Knowing the Difference Between High Volume and High Value Trades

Understanding the difference between high-volume and high-value trades is essential for making sense of market activity. These terms are often used interchangeably but describe very different dynamics that can influence price behavior, liquidity, and strategy on exchanges like LeveX. Traders who rely on only one metric risk missing important signals that shape overall market conditions. 

By looking more closely at what high volume and high value represent, it’s easier to see how they work together and why both matter in trading decisions.

What Do High-Volume Trades Indicate?

High-volume trades refer to a large number of transactions within a given period of time, regardless of their individual size.

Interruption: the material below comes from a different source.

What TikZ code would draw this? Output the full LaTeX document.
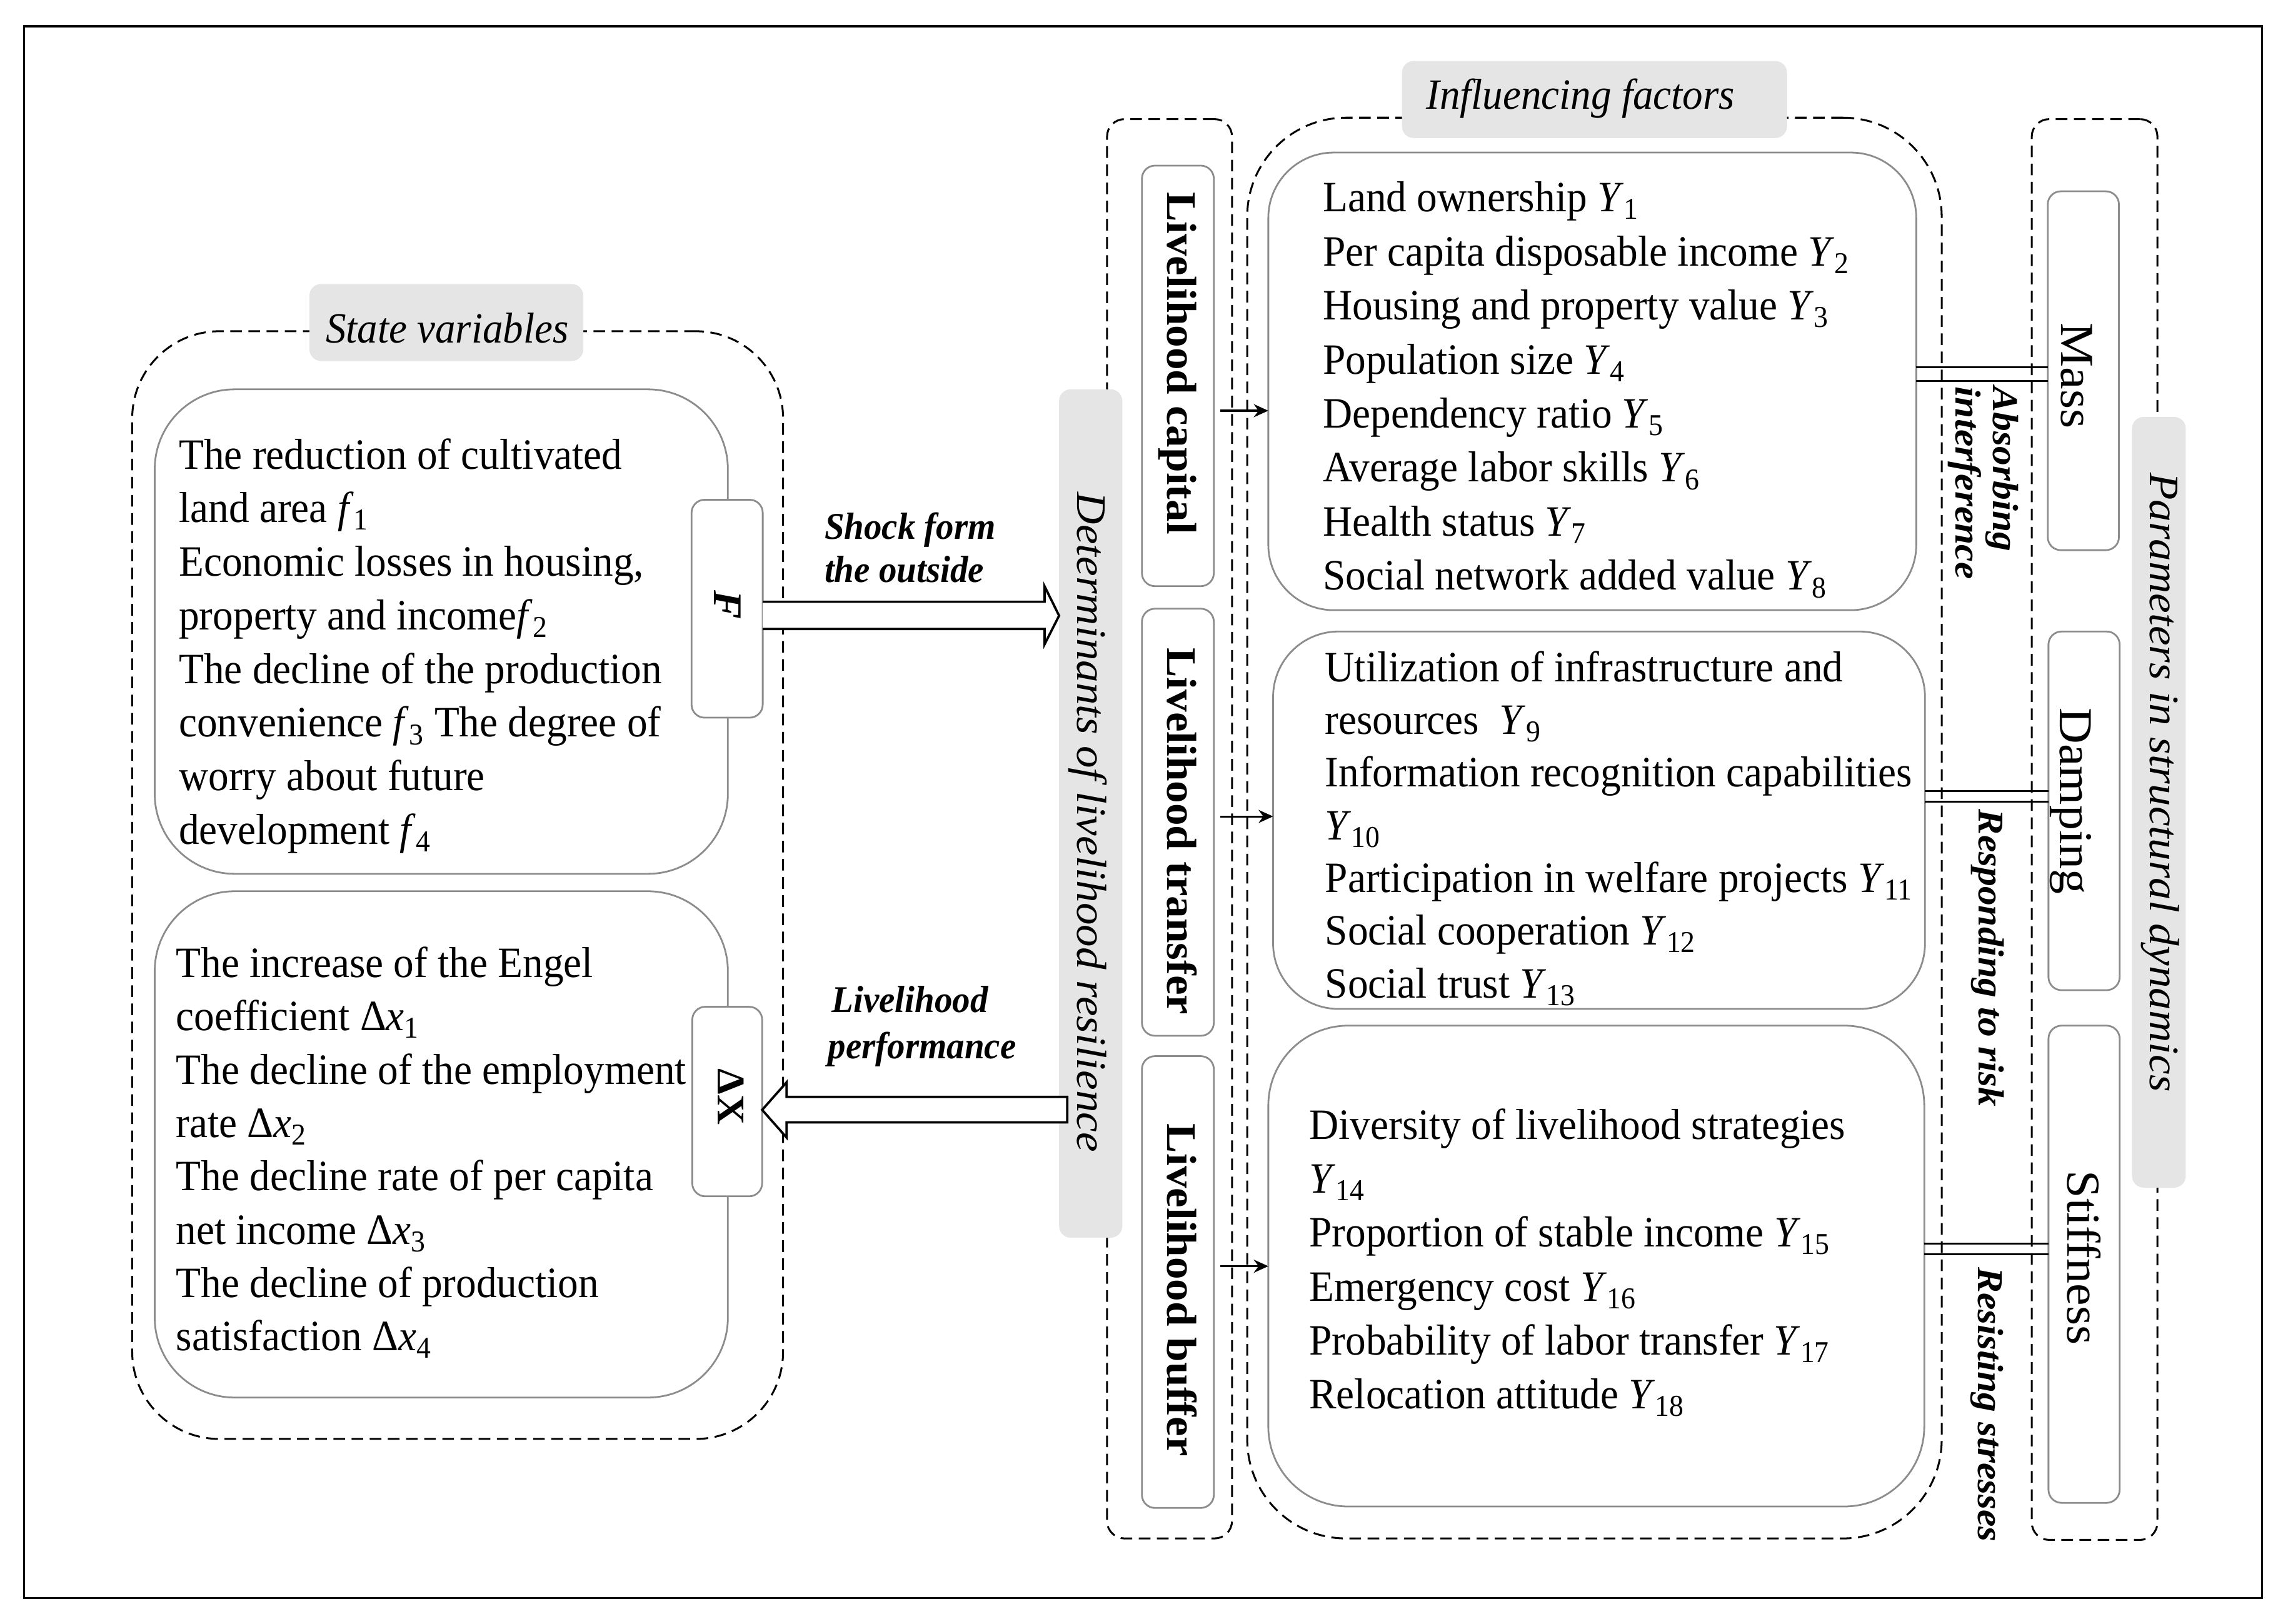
\documentclass[tikz,border=0pt]{standalone}
\usepackage{fontspec}
\setmainfont{Liberation Serif}[FakeStretch=0.943]
\newfontfamily\rotfont{Liberation Serif}[FakeStretch=1.06]
\usetikzlibrary{fit,arrows.meta}
\newcommand\Ysub[1]{\textit{Y}\textsubscript{#1}}
\newcommand\fsub[1]{\textit{f}\textsubscript{#1}}
\newcommand\dxsub[1]{Δ\textit{x}\textsubscript{#1}}
\begin{document}
\begin{tikzpicture}[x=1pt,y=-1pt,
  box/.style={draw=black!45, line width=1.2pt, inner sep=0pt, outer sep=0pt},
  cont/.style={draw=black, line width=1.3pt, dash pattern=on 8pt off 4.5pt, inner sep=0pt, outer sep=0pt},
  glabel/.style={fill=black!10, rounded corners=8pt, inner sep=0pt, outer sep=0pt},
  hollow/.style={draw=black, line width=1.6pt, fill=white, line join=miter},
  link/.style={line width=1.3pt},
  smallarrow/.style={line width=1.3pt, -{Stealth[length=10pt,width=9pt]}},
  body/.style={inner sep=0pt, anchor=north west, align=left},
  rot/.style={rotate=-90, inner sep=0pt, anchor=base},
  lbl/.style={inner sep=0pt, anchor=base west},
]
\useasboundingbox (0,0) rectangle (1568,1117.5);
% frame
\draw[line width=1.5pt] (16.5,18) rectangle (1557,1100);

% dashed containers
\node[cont, rounded corners=60pt, fit={(91,228) (539,990.5)}] (stc) {};
\node[cont, rounded corners=12pt, fit={(762,82) (848,1059)}] (detc) {};
\node[cont, rounded corners=68pt, fit={(858.5,81) (1336.5,1059)}] (infc) {};
\node[cont, rounded corners=12pt, fit={(1398.5,82) (1485,1060)}] (parc) {};

% grey labels and bars
\node[glabel, fit={(213,195.5) (401.5,248.5)}] (stl) {};
\node[glabel, fit={(965,42) (1230,95)}] (infl) {};
\node[glabel, fit={(729,268) (772.5,852)}] (detbar) {};
\node[glabel, fit={(1467.5,287) (1504.5,817.5)}] (parbar) {};

% boxes
\node[box, rounded corners=55pt, fit={(106.5,268) (501,601.5)}] (sv1) {};
\node[box, rounded corners=55pt, fit={(106.5,613.5) (501,962)}] (sv2) {};
\node[box, fill=white, rounded corners=9pt, fit={(476,344) (525,494)}] (F) {};
\node[box, fill=white, rounded corners=9pt, fit={(476.5,693) (524.6,823.5)}] (dX) {};
\node[box, rounded corners=45pt, fit={(873,105) (1319,420)}] (fac1) {};
\node[box, rounded corners=45pt, fit={(876.3,434.7) (1325,694.5)}] (fac2) {};
\node[box, rounded corners=55pt, fit={(873,706) (1324.5,1037)}] (fac3) {};
\node[box, rounded corners=9pt, fit={(786,114) (835.5,403.5)}] (cap) {};
\node[box, rounded corners=9pt, fit={(786,419) (835.5,713)}] (tra) {};
\node[box, rounded corners=9pt, fit={(786,727) (835.5,1038)}] (buf) {};
\node[box, rounded corners=9pt, fit={(1409.5,131.7) (1458.5,378.7)}] (mass) {};
\node[box, rounded corners=9pt, fit={(1410,434.7) (1459,681.6)}] (damp) {};
\node[box, rounded corners=9pt, fit={(1410,706) (1459,1034.5)}] (stiff) {};

% hollow arrows
\draw[hollow] (F.east |- 0,414.2) -- (719,414.2) -- (719,403.6) -- (detbar.west |- 0,423.8) -- (719,443.5) -- (719,433) -- (F.east |- 0,433);
\draw[hollow] (541.4,755) -- (734.6,755) -- (734.6,772.6) -- (541.4,772.6) -- (541.4,783) -- (dX.east |- 0,764) -- (541.4,745) -- cycle;

% small arrows
\draw[smallarrow, shorten <=4.5pt] (cap.east |- 0,282.7) -- (fac1.west |- 0,282.7);
\draw[smallarrow, shorten <=4.5pt] (tra.east |- 0,562) -- (fac2.west |- 0,562);
\draw[smallarrow, shorten <=4.5pt] (buf.east |- 0,871.6) -- (fac3.west |- 0,871.6);

% double links
\draw[link] (fac1.east |- 0,252.9) -- (mass.west |- 0,252.9);
\draw[link] (fac1.east |- 0,262.2) -- (mass.west |- 0,262.2);
\draw[link] (fac2.east |- 0,544.7) -- (damp.west |- 0,544.7);
\draw[link] (fac2.east |- 0,551.7) -- (damp.west |- 0,551.7);
\draw[link] (fac3.east |- 0,855.9) -- (stiff.west |- 0,855.9);
\draw[link] (fac3.east |- 0,863.4) -- (stiff.west |- 0,863.4);

% titles
\node[lbl, font=\fontsize{29.7}{36}\selectfont\itshape] (stt) at (224,236) {State variables};
\node[lbl, font=\fontsize{29.7}{36}\selectfont\itshape] (inft) at (981.5,75) {Influencing factors};

% body texts
\node[body, font=\fontsize{29.8}{36.9}\selectfont] (sv1t) at (123,296.7) {\strut The reduction of cultivated\\ land area \fsub{1}\\ Economic losses in housing,\\ property and income\fsub{2}\\ The decline of the production\\ convenience \fsub{3} The degree of\\ worry about future\\ development \fsub{4}};
\node[body, font=\fontsize{29.8}{36.7}\selectfont] (sv2t) at (121,646.9) {\strut The increase of the Engel\\ coefficient \dxsub{1}\\ The decline of the employment\\ rate \dxsub{2}\\ The decline rate of per capita\\ net income \dxsub{3}\\ The decline of production\\ satisfaction \dxsub{4}};
\node[body, font=\fontsize{29.8}{37.2}\selectfont] (fac1t) at (910.4,119.5) {\strut Land ownership \Ysub{1}\\ Per capita disposable income \Ysub{2}\\ Housing and property value \Ysub{3}\\ Population size \Ysub{4}\\ Dependency ratio \Ysub{5}\\ Average labor skills \Ysub{6}\\ Health status \Ysub{7}\\ Social network added value \Ysub{8}};
\node[body, font=\fontsize{29.8}{36.3}\selectfont] (fac2t) at (911.9,443.4) {\strut Utilization of infrastructure and\\ resources\ \ \Ysub{9}\\ Information recognition capabilities\\ \Ysub{10}\\ Participation in welfare projects \Ysub{11}\\ Social cooperation \Ysub{12}\\ Social trust \Ysub{13}};
\node[body, font=\fontsize{29.8}{37.1}\selectfont] (fac3t) at (901,758) {\strut Diversity of livelihood strategies\\ \Ysub{14}\\ Proportion of stable income \Ysub{15}\\ Emergency cost \Ysub{16}\\ Probability of labor transfer \Ysub{17}\\ Relocation attitude \Ysub{18}};

% arrow labels
\node[lbl, font=\fontsize{26}{30}\selectfont\bfseries\itshape] (shock1) at (567.4,371) {Shock form};
\node[lbl, font=\fontsize{26}{30}\selectfont\bfseries\itshape] (shock2) at (567.4,401) {the outside};
\node[lbl, font=\fontsize{26}{30}\selectfont\bfseries\itshape] (perf1) at (572.3,697) {Livelihood};
\node[lbl, font=\fontsize{26}{30}\selectfont\bfseries\itshape] (perf2) at (569.8,728.9) {performance};

% rotated texts
\node[rot, font=\rotfont\fontsize{28}{30}\selectfont\bfseries\itshape] (Ft) at (491.5,416.5) {F};
\node[rot, font=\rotfont\fontsize{27}{30}\selectfont\bfseries] (dXt) at (494,755) {ΔX};
\node[rot, font=\rotfont\fontsize{28.9}{30}\selectfont\itshape] (dett) at (741.5,566) {Determinants of livelihood resilience};
\node[rot, font=\rotfont\fontsize{28.9}{30}\selectfont\bfseries] (capt) at (803.5,250) {Livelihood capital};
\node[rot, font=\rotfont\fontsize{28.9}{30}\selectfont\bfseries] (trat) at (803.5,572.2) {Livelihood transfer};
\node[rot, font=\rotfont\fontsize{28.9}{30}\selectfont\bfseries] (buft) at (803.5,888) {Livelihood buffer};
\node[rot, font=\rotfont\fontsize{32.5}{34}\selectfont] (masst) at (1419,258.6) {Mass};
\node[rot, font=\rotfont\fontsize{32.5}{34}\selectfont] (dampt) at (1418,551.4) {Damping};
\node[rot, font=\rotfont\fontsize{32.5}{34}\selectfont] (stifft) at (1423,865.7) {Stiffness};
\node[rot, font=\rotfont\fontsize{28.9}{30}\selectfont\itshape] (part) at (1480,538.5) {Parameters in structural dynamics};
\node[rot, anchor=base west, font=\rotfont\fontsize{25}{26}\selectfont\bfseries\itshape] (abs1) at (1372,266) {Absorbing};
\node[rot, anchor=base west, font=\rotfont\fontsize{25}{26}\selectfont\bfseries\itshape] (abs2) at (1346,266) {interference};
\node[rot, anchor=base west, font=\rotfont\fontsize{25}{26}\selectfont\bfseries\itshape] (resp) at (1362,557) {Responding to risk};
\node[rot, anchor=base west, font=\rotfont\fontsize{25}{26}\selectfont\bfseries\itshape] (resi) at (1361.5,872) {Resisting stresses};
\end{tikzpicture}
\end{document}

This activity often reflects strong participation from many market participants, contributing to overall liquidity. A high-volume environment generally makes it easier to buy or sell without moving the price too much, which benefits both short-term and long-term traders.

Volume is also a key indicator of market sentiment. When trading activity increases significantly, it often signals growing interest or heightened uncertainty around an asset. High-volume days tend to accompany major price moves, as momentum builds across the market.

For traders, volume data provides context about whether price changes are supported by broad participation. A rise in price accompanied by high volume is often seen as more sustainable than a move that occurs with little trading activity behind it.

What Do High-Value Trades Represent?

High-value trades are defined by the size of each transaction in terms of monetary worth. Unlike volume, which emphasizes frequency, value focuses on the weight of individual trades. A single large transaction can move markets more than hundreds of smaller trades combined.

These trades are key because they can shift liquidity and alter sentiment quickly. A sudden high-value buy order may trigger upward momentum, while a large sell order can create immediate downward pressure. Even when trading volume is relatively low, one or two high-value trades can dominate activity and influence short-term price direction.

Monitoring high-value trades helps participants understand where significant capital is flowing. They are not always frequent, but their impact can be outsized compared to smaller, more routine trades.

Comparing High Volume and High Value

High volume and high value highlight different aspects of market behavior. Volume reflects the breadth of participation across many traders, while value emphasizes the depth of influence from large individual trades. Both metrics are important, but they tell different stories about the same market.

A market can show high volume driven by many small trades, creating liquidity and stability without necessarily indicating major capital inflows. In contrast, high-value trades may occur in a low-volume environment, showing that a small number of participants hold significant influence over price.

Understanding the difference helps traders interpret whether price changes are supported by widespread activity or concentrated moves. In practice, the most accurate market analysis combines insights from both measures rather than relying on one alone.

Why the Difference Matters for Market Behavior

High-volume and high-value trades each affect markets in unique ways. Spikes in volume often lead to greater liquidity, reducing the cost of entering or exiting a position. For traders, this creates more confidence that their orders can be filled without significant slippage. On the other hand, a sudden high-value trade can disrupt this balance, creating sharp movements even in otherwise steady markets.

The difference also matters for understanding volatility. High-volume activity may smooth price action by distributing trades across many participants, while high-value trades can create abrupt swings when large positions are bought or sold. Observing both metrics provides clarity about whether price trends are supported by broad participation or dominated by a small number of influential players.

When evaluated together, volume and value reveal how markets function in real time. They explain whether activity is broad-based or concentrated and whether price changes are more likely to continue or reverse.

Reading the Market More Clearly

High-volume and high-value trades are often confused, but they highlight different sides of market behavior. Volume shows the scale of participation, while value reflects the influence of large individual transactions. Together, they provide a clearer picture of liquidity, volatility, and sentiment than either measure on its own.

By understanding the distinction between these two, traders can avoid misinterpreting market signals and confidently make decisions. A single number never defines market activity, and recognizing how these two measures interact is one of the simplest ways to improve analysis. Knowing the difference between high-volume and high-value trades is a practical skill for investing in today’s markets more effectively and efficiently.